Hitler Really Did Only Have One Ball

New evidence shows that an "undescended testicle" was recorded in his medical records.

The playground jibe that Adolf Hitler only had one ball turns out to be true, new evidence suggests.

Medical records discovered by Professor Peter Fleischmann of Erlangen-Nuremberg University show that the dictator had one undescended testicle, according to The Telegraph.

Hitler was thought to have been diagnosed with the common condition, where a boy's testicles do not descend to the scrotum from within their body, by prison doctors in 1923 after he was arrested for an attempt to seize power in the Munich Beer Hall Putsch.
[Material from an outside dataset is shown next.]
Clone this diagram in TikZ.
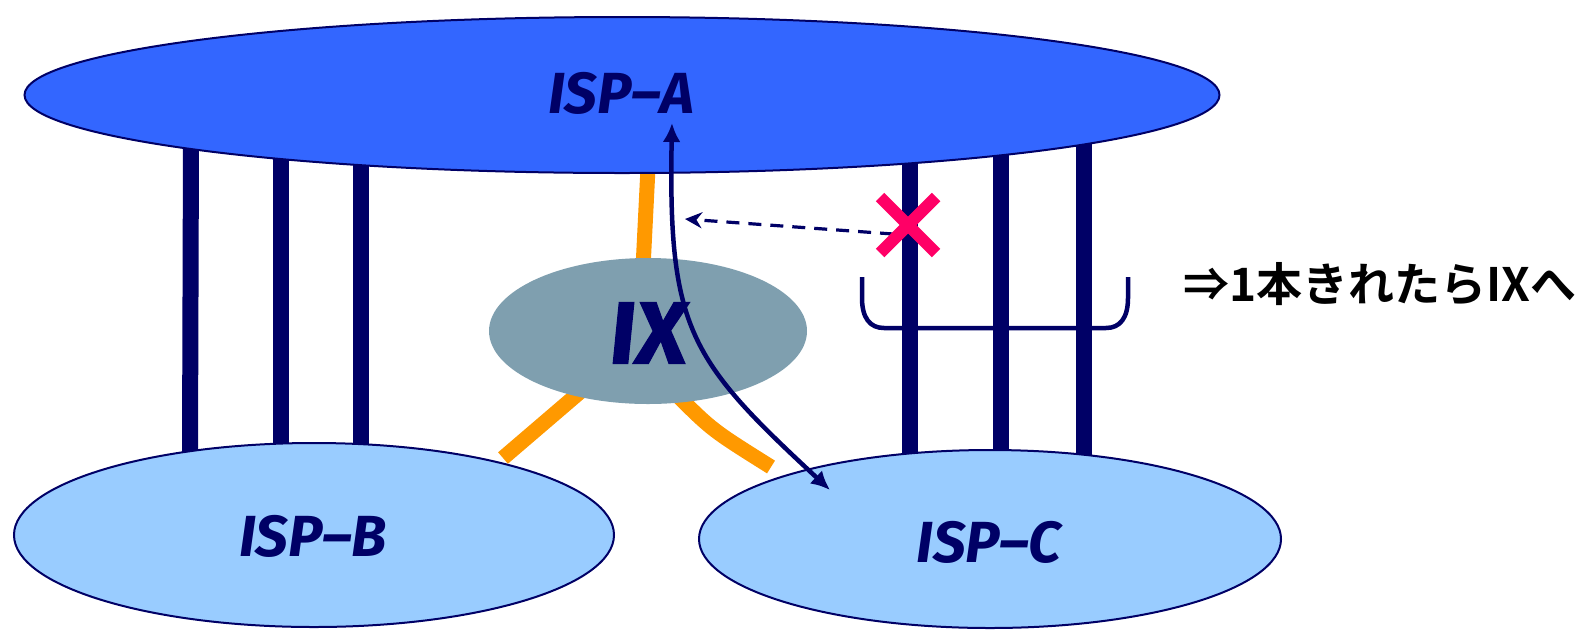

The prison's medical officer, Dr Josef Steiner Brin, noted that "Adolf Hitler, artist, recently writer" had a "right-side cryptorchidism," or undescended testicle, in his medical records, according to Fleischmann.

The findings run contrary to the previous theory that Hitler lost a testicle during the Battle of the Somme in the first world war.

A priest named Franciszek Pawlar, who claimed to have saved Hitler's life following the battle, said in the 1960s, in documents unearthed by The Sun in 2008, that the future führer had suffered shrapnel damage to his testicle.

In 1943, however, American interrogators were told by Hitler's childhood doctors that his genitals were "completely normal", according to The Guardian.